Frankly, keeping talent out does more damage to our long-term security than a more welcoming policy for the best and brightest we can attract. Immigration laws must be constructed to allow the brightest students, teachers, engineers and scientists ready access to this country. We need them, and we always have.

While there is overconfidence in laurel resting, the other extreme — overshooting — is no less a concern. Whatever we do, it must be driven not just by our imagination but also by our customers’ needs and wants. It’s an arrogant waste of time and money to make products no one needs or wants just because we can.

I stipulate, in agreement with Growth Theory economist Paul Romer of Stanford, that “growth occurs whenever people take resources and re arrange them in ways that are more valuable.”

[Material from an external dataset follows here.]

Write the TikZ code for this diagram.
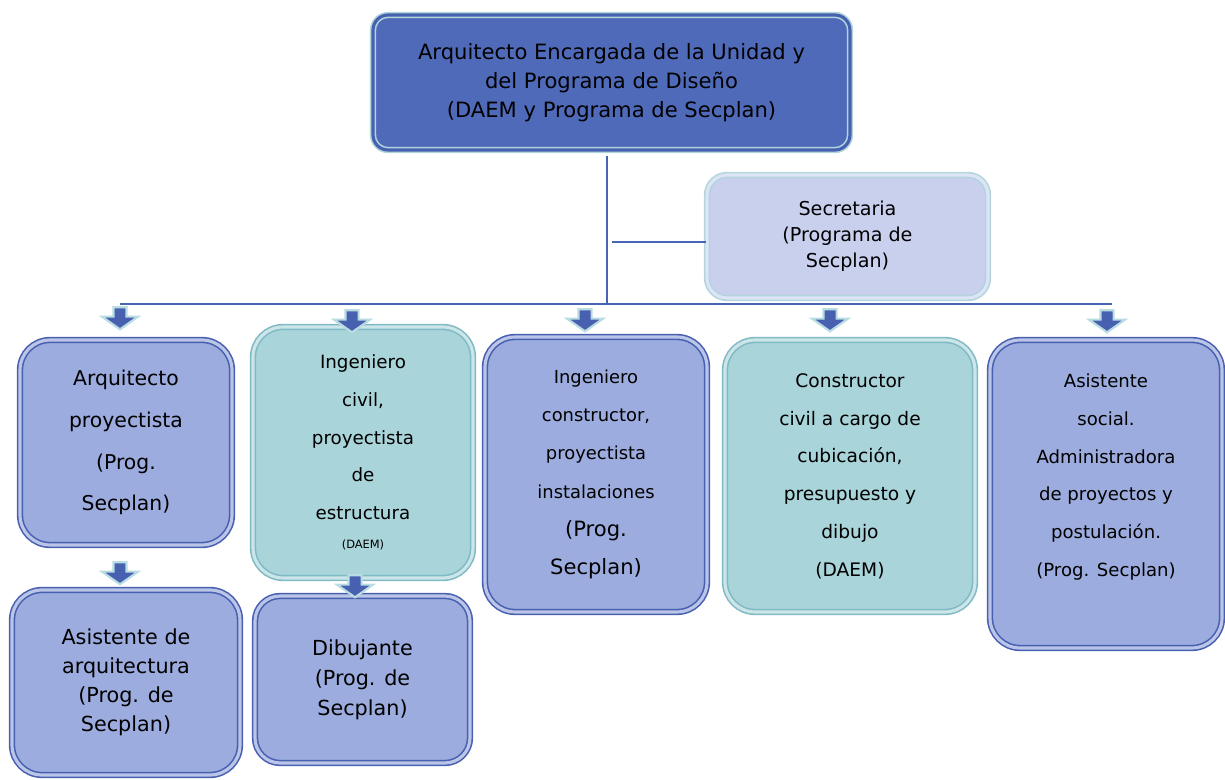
\documentclass[tikz,border=0pt]{standalone}
\usepackage{fontspec}
\setmainfont{DejaVu Sans}
\usepackage{tikz}
\usetikzlibrary{shapes,arrows,positioning}

\definecolor{topfill}{RGB}{80,106,186}
\definecolor{lavfill}{RGB}{156,172,222}
\definecolor{tealfill}{RGB}{168,212,218}
\definecolor{secfill}{RGB}{200,208,238}
\definecolor{edgeblue}{RGB}{72,96,176}
\definecolor{edgeteal}{RGB}{128,186,196}
\definecolor{edgelight}{RGB}{176,214,220}
\definecolor{lineblue}{RGB}{72,100,180}
\definecolor{arrowedge}{RGB}{184,220,226}

\tikzset{
    orgbox/.style={rounded corners=0.6cm, line width=0.9pt, double distance=1.8pt, align=center, inner sep=2pt},
    lavbox/.style={orgbox, fill=lavfill, draw=edgeblue, double=lavfill!70!white},
    tealbox/.style={orgbox, fill=tealfill, draw=edgeteal, double=tealfill!60!white},
    downarrow/.style={single arrow, shape border rotate=270, fill=edgeblue, draw=arrowedge, line width=1.2pt,
        minimum height=0.44cm, inner sep=0.11cm, single arrow head extend=0.23cm, single arrow tip angle=110},
    link/.style={draw=lineblue, line width=1.4pt}
}

\begin{document}
\begin{tikzpicture}[x=0.02cm, y=-0.02cm]
    \useasboundingbox (0,0) rectangle (1225,780);

    % Head of the unit
    \node[orgbox, rounded corners=0.3cm, fill=topfill, draw=edgelight, double=edgeblue, minimum width=9.54cm, minimum height=2.7cm,
        font=\fontsize{12}{16.6}\selectfont] (jefa) at (611.5,82.5)
        {Arquitecto Encargada de la Unidad y\\del Programa de Diseño\\(DAEM y Programa de Secplan)};
    \node[orgbox, rounded corners=0.4cm, fill=secfill, draw=edgelight, double=secfill!60!white, minimum width=5.62cm, minimum height=2.46cm,
        font=\fontsize{10.9}{14.7}\selectfont] (secre) at (847.5,236.5)
        {Secretaria\\(Programa de\\Secplan)};

    % Staff
    \node[lavbox, minimum width=4.24cm, minimum height=4.1cm, font=\fontsize{11.6}{23.8}\selectfont] (arqp) at (126,442.5)
        {Arquitecto\\proyectista\\(Prog.\\Secplan)};
    \node[tealbox, minimum width=4.4cm, minimum height=5.02cm, font=\fontsize{10.4}{21.5}\selectfont] (ingc) at (363,452.5)
        {Ingeniero\\civil,\\proyectista\\de\\estructura\\[-5pt]{\fontsize{6.5}{10}\selectfont (DAEM)}};
    \node[lavbox, minimum width=4.44cm, minimum height=5.5cm, font=\fontsize{10.2}{21.8}\selectfont] (ingi) at (596,474.5)
        {Ingeniero\\constructor,\\proyectista\\instalaciones\\{\fontsize{12}{22}\selectfont (Prog.}\\{\fontsize{12}{22}\selectfont Secplan)}};
    \node[tealbox, minimum width=5.0cm, minimum height=5.44cm, font=\fontsize{10.6}{21.5}\selectfont] (cons) at (850,476)
        {Constructor\\civil a cargo de\\cubicación,\\presupuesto y\\dibujo\\(DAEM)};
    \node[lavbox, minimum width=4.64cm, minimum height=6.16cm, font=\fontsize{10.3}{21.5}\selectfont] (asoc) at (1106,494)
        {Asistente\\social.\\Administradora\\de proyectos y\\postulación.\\(Prog. Secplan)\\\mbox{}};
    \node[lavbox, minimum width=4.56cm, minimum height=3.7cm, font=\fontsize{11.8}{16.6}\selectfont] (asar) at (126,682.5)
        {Asistente de\\arquitectura\\(Prog. de\\Secplan)};
    \node[lavbox, rounded corners=0.5cm, minimum width=4.3cm, minimum height=3.34cm, font=\fontsize{11.8}{17}\selectfont] (dibu) at (362.5,679.5)
        {Dibujante\\(Prog. de\\Secplan)};

    % Lines
    \coordinate (tronco) at (607,304);
    \coordinate (busl) at (120,304);
    \coordinate (busr) at (1112,304);
    \draw[link] (tronco |- jefa.south) ++(0,5) -- (tronco);
    \draw[link] ([yshift=-0.11cm]secre.west) -- ([xshift=0.1cm,yshift=-0.11cm]tronco |- secre.west);
    \draw[link] (busl) -- (busr);

    % Arrows
    \node[downarrow] (ar1) at (120,316) {};
    \node[downarrow] (ar2) at (352,319) {};
    \node[downarrow] (ar3) at (585,318) {};
    \node[downarrow] (ar4) at (830,318) {};
    \node[downarrow] (ar5) at (1107,319) {};
    \node[downarrow] (ar6) at (120,571) {};
    \node[downarrow] (ar7) at (355,584) {};
\end{tikzpicture}
\end{document}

“Valuable” is the key word.

I further stipulate that our goal should not be the incremental “more valuable,” but the geometric “most valuable,” thus refusing to rely solely on arithmetic “re-arrangement.”

And here we are today, again asking the obvious question: Now what? Satellite communications continues to be the most reliable, secure, efficient and ubiquitous system for delivering information, images, video and voice anywhere in the world — anytime.

Arthur C. Clarke’s vision was so amazingly prescient that he conceived a fully realized technology, which remains, in its essence, complete today, in unique defiance of Moore’s Law and the whimsical novelties of combination, which define commercial genius and drive technological growth.

Surely, satellite communication can be incrementally improved. But the growth in our industry will come from enriching the existing satellite food chain with bold new products, services and ideas. Products that will weave satellite services into our day-to-day culture everywhere in the world.

I certainly do not have all the answers — far from it. But I am incredibly excited about being part of discovering them.

Edward D. Horowitz is president and chief executive officer of SES Americom. The commentary is adapted from remarks he gave June 14 at the International Satellite Communications exhibition in San Diego.